→ Exercise brief
Transcribe the records below exactly as they appear, omitting any pictures.

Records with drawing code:

----------------

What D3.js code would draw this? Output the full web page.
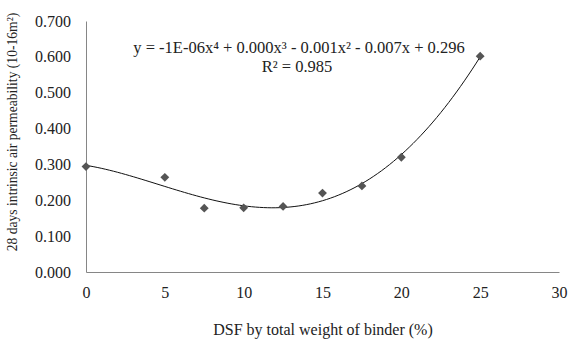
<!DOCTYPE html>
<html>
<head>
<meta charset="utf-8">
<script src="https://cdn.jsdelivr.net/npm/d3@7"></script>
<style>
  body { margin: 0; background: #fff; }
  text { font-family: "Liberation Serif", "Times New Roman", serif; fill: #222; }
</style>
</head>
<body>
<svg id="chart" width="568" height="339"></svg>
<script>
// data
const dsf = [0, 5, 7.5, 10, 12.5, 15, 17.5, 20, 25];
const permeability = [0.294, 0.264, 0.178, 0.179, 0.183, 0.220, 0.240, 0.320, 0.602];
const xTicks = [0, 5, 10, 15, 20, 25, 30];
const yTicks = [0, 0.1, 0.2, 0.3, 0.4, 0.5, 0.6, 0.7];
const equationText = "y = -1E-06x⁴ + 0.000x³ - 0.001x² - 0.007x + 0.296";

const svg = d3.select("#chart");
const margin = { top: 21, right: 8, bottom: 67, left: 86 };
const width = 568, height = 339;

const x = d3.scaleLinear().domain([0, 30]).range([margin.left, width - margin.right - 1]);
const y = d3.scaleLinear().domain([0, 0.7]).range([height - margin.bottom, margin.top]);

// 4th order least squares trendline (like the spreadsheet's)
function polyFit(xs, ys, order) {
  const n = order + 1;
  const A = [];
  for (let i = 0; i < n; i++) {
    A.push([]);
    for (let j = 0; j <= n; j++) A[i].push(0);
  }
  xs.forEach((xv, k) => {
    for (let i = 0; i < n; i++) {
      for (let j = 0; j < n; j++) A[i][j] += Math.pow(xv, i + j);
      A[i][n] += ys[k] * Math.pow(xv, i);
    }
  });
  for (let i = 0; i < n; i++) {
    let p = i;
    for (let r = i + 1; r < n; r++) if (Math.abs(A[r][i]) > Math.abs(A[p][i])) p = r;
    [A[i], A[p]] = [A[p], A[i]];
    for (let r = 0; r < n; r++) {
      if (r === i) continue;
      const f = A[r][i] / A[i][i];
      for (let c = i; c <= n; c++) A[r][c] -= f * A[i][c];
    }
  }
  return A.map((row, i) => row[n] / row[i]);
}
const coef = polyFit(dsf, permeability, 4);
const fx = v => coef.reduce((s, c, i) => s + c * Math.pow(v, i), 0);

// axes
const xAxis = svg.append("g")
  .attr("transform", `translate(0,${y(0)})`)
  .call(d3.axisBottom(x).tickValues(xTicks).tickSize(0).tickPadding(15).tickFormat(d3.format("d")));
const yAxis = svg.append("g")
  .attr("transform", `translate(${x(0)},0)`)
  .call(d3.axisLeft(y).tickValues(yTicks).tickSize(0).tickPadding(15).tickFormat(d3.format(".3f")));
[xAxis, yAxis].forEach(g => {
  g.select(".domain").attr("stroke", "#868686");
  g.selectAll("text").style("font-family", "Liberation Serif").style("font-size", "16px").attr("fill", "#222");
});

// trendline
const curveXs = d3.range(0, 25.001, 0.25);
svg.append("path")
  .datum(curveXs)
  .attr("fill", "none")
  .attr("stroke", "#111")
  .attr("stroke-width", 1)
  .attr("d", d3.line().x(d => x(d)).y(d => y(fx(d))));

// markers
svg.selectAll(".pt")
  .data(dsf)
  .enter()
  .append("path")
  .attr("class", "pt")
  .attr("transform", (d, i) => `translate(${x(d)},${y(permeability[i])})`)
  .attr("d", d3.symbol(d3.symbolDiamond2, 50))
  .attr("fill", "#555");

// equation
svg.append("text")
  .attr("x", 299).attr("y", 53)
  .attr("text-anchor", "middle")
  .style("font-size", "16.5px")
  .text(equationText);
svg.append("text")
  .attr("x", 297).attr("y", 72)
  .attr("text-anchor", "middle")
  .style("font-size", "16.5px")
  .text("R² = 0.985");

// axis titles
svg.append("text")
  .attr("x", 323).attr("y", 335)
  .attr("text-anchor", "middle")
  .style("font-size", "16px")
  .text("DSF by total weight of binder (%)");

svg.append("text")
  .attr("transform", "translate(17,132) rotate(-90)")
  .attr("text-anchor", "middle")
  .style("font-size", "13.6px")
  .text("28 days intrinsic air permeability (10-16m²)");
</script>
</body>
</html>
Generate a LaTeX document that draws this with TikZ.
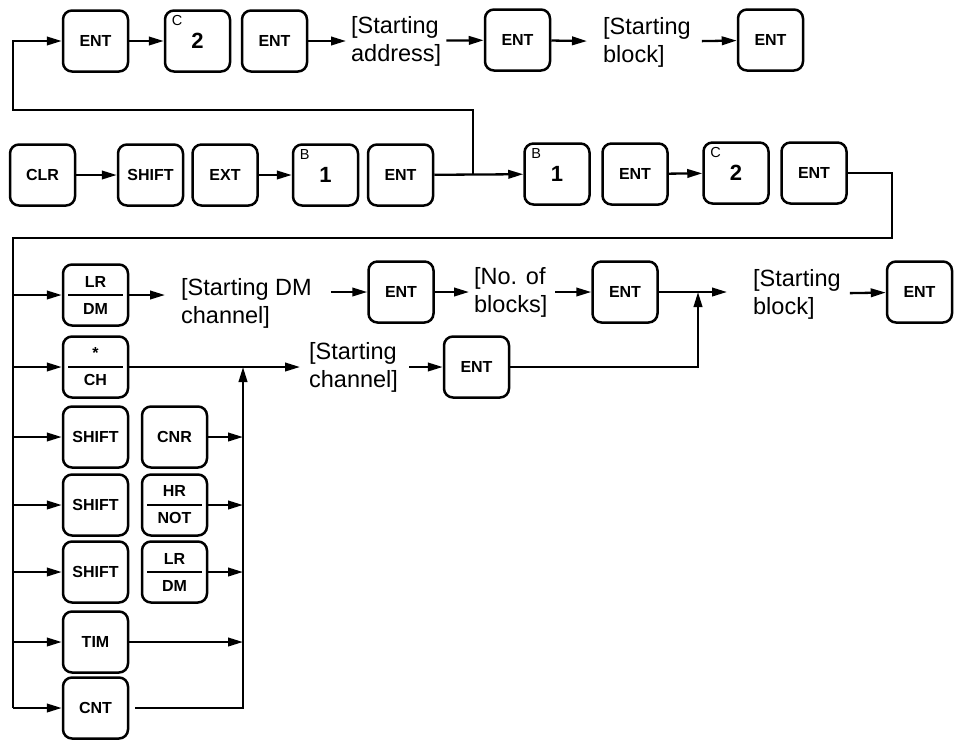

----------------

→ Written reply
What D3.js code would draw this? Output the full web page.
<!DOCTYPE html>
<html>
<head>
<meta charset="utf-8">
<script src="https://cdn.jsdelivr.net/npm/d3@7"></script>
<style>
  body { margin: 0; background: #fff; }
  text { font-family: "Liberation Serif", "Times New Roman", serif; fill: #222; }
</style>
</head>
<body>
<svg id="chart" width="568" height="339"></svg>
<script>
// data
const dsf = [0, 5, 7.5, 10, 12.5, 15, 17.5, 20, 25];
const permeability = [0.294, 0.264, 0.178, 0.179, 0.183, 0.220, 0.240, 0.320, 0.602];
const xTicks = [0, 5, 10, 15, 20, 25, 30];
const yTicks = [0, 0.1, 0.2, 0.3, 0.4, 0.5, 0.6, 0.7];
const equationText = "y = -1E-06x⁴ + 0.000x³ - 0.001x² - 0.007x + 0.296";

const svg = d3.select("#chart");
const margin = { top: 21, right: 8, bottom: 67, left: 86 };
const width = 568, height = 339;

const x = d3.scaleLinear().domain([0, 30]).range([margin.left, width - margin.right - 1]);
const y = d3.scaleLinear().domain([0, 0.7]).range([height - margin.bottom, margin.top]);

// 4th order least squares trendline (like the spreadsheet's)
function polyFit(xs, ys, order) {
  const n = order + 1;
  const A = [];
  for (let i = 0; i < n; i++) {
    A.push([]);
    for (let j = 0; j <= n; j++) A[i].push(0);
  }
  xs.forEach((xv, k) => {
    for (let i = 0; i < n; i++) {
      for (let j = 0; j < n; j++) A[i][j] += Math.pow(xv, i + j);
      A[i][n] += ys[k] * Math.pow(xv, i);
    }
  });
  for (let i = 0; i < n; i++) {
    let p = i;
    for (let r = i + 1; r < n; r++) if (Math.abs(A[r][i]) > Math.abs(A[p][i])) p = r;
    [A[i], A[p]] = [A[p], A[i]];
    for (let r = 0; r < n; r++) {
      if (r === i) continue;
      const f = A[r][i] / A[i][i];
      for (let c = i; c <= n; c++) A[r][c] -= f * A[i][c];
    }
  }
  return A.map((row, i) => row[n] / row[i]);
}
const coef = polyFit(dsf, permeability, 4);
const fx = v => coef.reduce((s, c, i) => s + c * Math.pow(v, i), 0);

// axes
const xAxis = svg.append("g")
  .attr("transform", `translate(0,${y(0)})`)
  .call(d3.axisBottom(x).tickValues(xTicks).tickSize(0).tickPadding(15).tickFormat(d3.format("d")));
const yAxis = svg.append("g")
  .attr("transform", `translate(${x(0)},0)`)
  .call(d3.axisLeft(y).tickValues(yTicks).tickSize(0).tickPadding(15).tickFormat(d3.format(".3f")));
[xAxis, yAxis].forEach(g => {
  g.select(".domain").attr("stroke", "#868686");
  g.selectAll("text").style("font-family", "Liberation Serif").style("font-size", "16px").attr("fill", "#222");
});

// trendline
const curveXs = d3.range(0, 25.001, 0.25);
svg.append("path")
  .datum(curveXs)
  .attr("fill", "none")
  .attr("stroke", "#111")
  .attr("stroke-width", 1)
  .attr("d", d3.line().x(d => x(d)).y(d => y(fx(d))));

// markers
svg.selectAll(".pt")
  .data(dsf)
  .enter()
  .append("path")
  .attr("class", "pt")
  .attr("transform", (d, i) => `translate(${x(d)},${y(permeability[i])})`)
  .attr("d", d3.symbol(d3.symbolDiamond2, 50))
  .attr("fill", "#555");

// equation
svg.append("text")
  .attr("x", 299).attr("y", 53)
  .attr("text-anchor", "middle")
  .style("font-size", "16.5px")
  .text(equationText);
svg.append("text")
  .attr("x", 297).attr("y", 72)
  .attr("text-anchor", "middle")
  .style("font-size", "16.5px")
  .text("R² = 0.985");

// axis titles
svg.append("text")
  .attr("x", 323).attr("y", 335)
  .attr("text-anchor", "middle")
  .style("font-size", "16px")
  .text("DSF by total weight of binder (%)");

svg.append("text")
  .attr("transform", "translate(17,132) rotate(-90)")
  .attr("text-anchor", "middle")
  .style("font-size", "13.6px")
  .text("28 days intrinsic air permeability (10-16m²)");
</script>
</body>
</html>
Generate a LaTeX document that draws this with TikZ.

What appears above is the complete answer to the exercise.